In keeping with this interdisciplinary approach, NASA’s Nexus for Exoplanet System Science (NExSS) initiative will hold a workshop in in New Orleans on November 29 to December 4 to delve into the star-exoplanet relationship. 

Host stars have additional characteristics that can help inform the search for habitable exoplanets.  For instance, metallicity — the presence of elements heavier than hydrogen and helium in the stars — determines what compounds will later be present in the proto-planetary cloud formed with the star.  That cloud in turn becomes the disk that provides material for planets and needs to deliver essential components for life such as carbon, oxygen, sulfur iron, magnesium and copper.

Vladimir Airapetian, research scientist at NASA's Goddard Space Flight Center.
Vladimir Airapetian, research scientist at NASA’s Goddard Space Flight Center.
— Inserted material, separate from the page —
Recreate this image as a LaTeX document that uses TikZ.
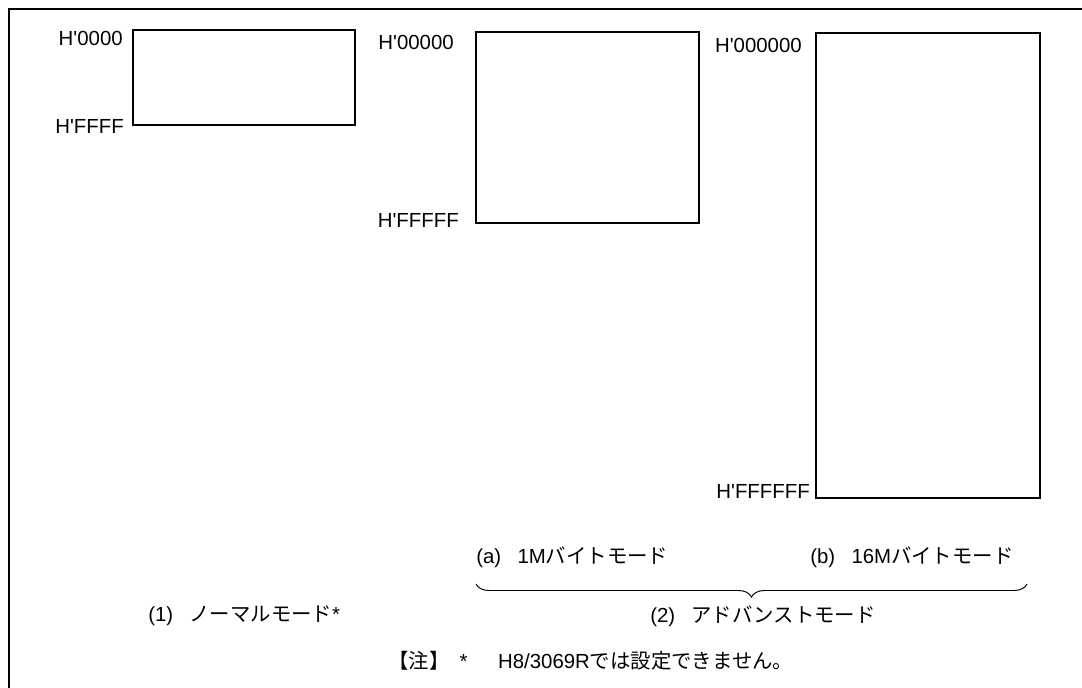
\documentclass[tikz,border=0pt]{standalone}
\usepackage{fontspec}
\setmainfont{Liberation Sans}
\newfontfamily\jp{Noto Sans CJK JP}
\usetikzlibrary{decorations.pathreplacing}

\begin{document}
\begin{tikzpicture}[x=0.025cm,y=-0.025cm,
  font=\fontsize{14.5}{17}\selectfont,
  addr/.style={anchor=east,inner sep=0pt},
  capt/.style={anchor=west,inner sep=0pt}]
\useasboundingbox (0,0) rectangle (1082,688);
% frame
\draw [line width=2pt] (9,688) -- (9,9) -- (1082,9);
% (1) normal mode
\draw [line width=1.1pt] (133,30) rectangle (355,125);
\node [addr] (n0) at (123,38) {H\textquotesingle 0000};
\node [addr] (n1) at (124,126) {H\textquotesingle FFFF};
% (a) 1M byte mode
\draw [line width=1.1pt] (476,32) rectangle (699,223);
\node [addr] (a0) at (454,42) {H\textquotesingle 00000};
\node [addr] (a1) at (459,220) {H\textquotesingle FFFFF};
% (b) 16M byte mode
\draw [line width=1.1pt] (816,33) rectangle (1040,498);
\node [addr] (b0) at (802,45) {H\textquotesingle 000000};
\node [addr] (b1) at (810,491) {H\textquotesingle FFFFFF};
% captions
\node [capt] (ca) at (476,557) {(a)\hspace{0.8em}1M{\jp バイトモード}};
\node [capt] (cb) at (810,557) {(b)\hspace{0.8em}16M{\jp バイトモード}};
\draw [decorate,decoration={brace,mirror,amplitude=0.325cm},line width=0.7pt]
  (476,584) -- (1027,584);
\node [capt] (c2) at (650,616) {(2)\hspace{0.8em}{\jp アドバンストモード}};
\node [capt] (c1) at (148,616) {(1)\hspace{0.8em}{\jp ノーマルモード}*};
\node [capt] (note) at (388,661) {{\jp 【注】}\hspace{0.5em}*\hspace{1.5em}H8/3069R{\jp では設定できません。}};
\end{tikzpicture}
\end{document}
The type and size of star is also key.  More than 70 percent of the stars in our vicinity of sky are M dwarfs, stars with substantially less luminosity than a star like our sun.  Airapetian said the limited energy from these stars would, in his model, make it far more difficult to form the molecules needed for life, although the presence of volcanoes on the planets would help.

While an exoplanet orbiting an M dwarf star might be in a “habitable zone,” he says, it may be entirely inhabitable because it is not in a “biogenic zone” — with the requisite water plus the radiation needed to form bio-molecules.

However, given what is known about the stages of growth of larger stars, he is quite sanguine about the possibilities for extra-solar life.  Because of the widespread presence of those super-flares in the early stages of larger star formation, he said, the sparks needed to create necessary molecules for life will be commonly present and so “life should be abundant.”